Sumi dengan sigap membolak-balikkan opak angin di anglo. Dengan alat penjepit, perempuan berusia 63 tahun ini memanggang adonan opak angin supaya matang dan mengeras. Adonan opak angin ia panggang satu per satu. Setelah matang, ia menaruhnya di atas tampah, dan kemudian membungkusnya. Satu bungkus opak angin dihargai Rp 5.000,00.
Saat Soloevent mencicipi, opak angin rasanya manis. Rasanya sama seperti dulu ketika jajanan ini masih populer. Ya, dulu. Kini penjual kuliner tradisional tersebut jarang ditemui. Mungkin karena kemajuan zaman dan tidak adanya pelestari, membuat opak angin tersisih.
Hal itu diakui Sumi. “Anak-anak saya tidak mau meneruskan. Ya tinggal saya saja,” tuturnya saat ditemui Soloevent di The Sunan Hotel Solo dalam acara Traditional Culinary Festival, Senin (7/12/2015).
Walaupun pelestari opak angin sedikit, tetapi wanita yang berjualan opak angin dari tahun 1969 ini mengaku peminat penganan yang terbuat dari ketan tersebut masih banyak. “Saya jualannya di Coyudan. Pelanggan saya biasanya para jemaat gereja. Kalau Idul Fitri, pesenannya bisa tambah banyak,” ungkapnya.
Meskipun menjajakan makanan tradisional, tetapi Sumi punya strategi untuk menggaet konsumen lebih banyak. Setiap pembeli, pasti selalu ia beri kartu namanya. “Saya kasih kartu nama supaya pembeli bisa pesen. Siapa tahu pesennya banyak,” kata dia.
Nah, jika kamu pengen merasakan opak angin buatan Sumi, bisa mampir di daerah Coyudan — tepatnya di depan Bank Mayapada — pada Sabtu dan Minggu. “Selain hari itu saya libur. Soalnya momong cucu,” terangnya.
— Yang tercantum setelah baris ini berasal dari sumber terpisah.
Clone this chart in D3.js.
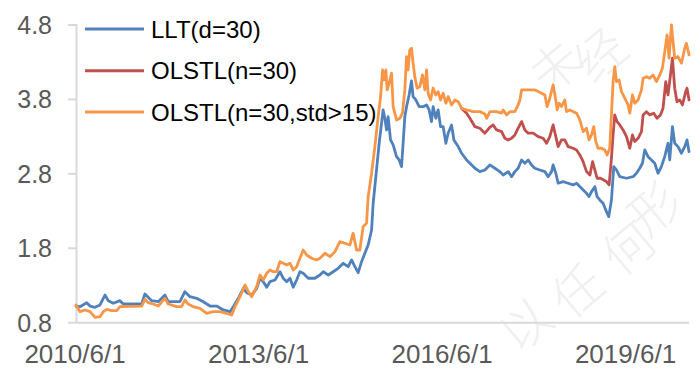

Sumi dan 29 penjual kuliner tradisional lainnya, menjajakan dagangannya di event Traditional Culinary Festival. Public Relations Coordinator The Sunan Hotel Solo, Tika Ratna, mengatakan dihelatnya acara itu untuk memeriahkan ulangtahun kedelapan The Sunan Hotel Solo. Sekaligus sebagai pengobat rindu masyarakat Solo terhadap kuliner lokal.